How do you classify AS as being severe? [3]
Severe AS classified as:
- aortic jet velocity ≥4 m/s,
- mean trans-valvular pressure gradient ≥ 40 mmHg
- aortic valve area ≤1 cm2.
What indicates surgery for AS? [3]
If symptomatic
If asymptomatic but have:
- LVEF < 50%
- Undergoing other cardiac surgery
- low surgical risk factors
Which treatment option is used for palliative measures / not suitable for surgery / young children with congenital AS? [1]
Percutaneous balloon valvotomy
When is conservative management indicated in AS patients? [1]
Conservative management is indicated for patients with mild AS who are asymptomatic and have no risk factors.

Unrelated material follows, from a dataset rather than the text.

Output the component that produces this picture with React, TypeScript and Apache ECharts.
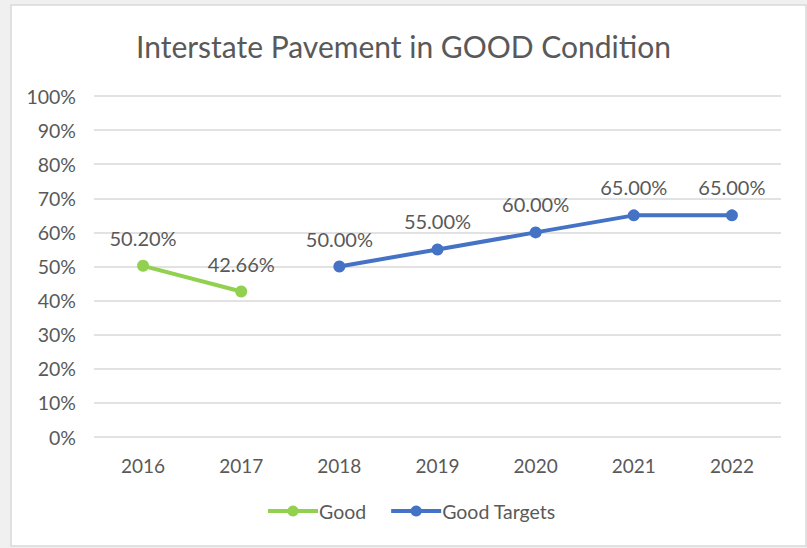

What is Heyde’ syndrome? [1]
Triad of
- AS
- Anaemia due to bleeding
- Acquired coagulopathy
Explain why angiodysplasia in the intestine may occur for patients with AS? [2]
Von Willebrand multimers get sheared across the narrowed aortic valve as they pass through it with higher velocity.
This prevents them from mediating platelet adhesion at sites of angiodysplasia in the intestine.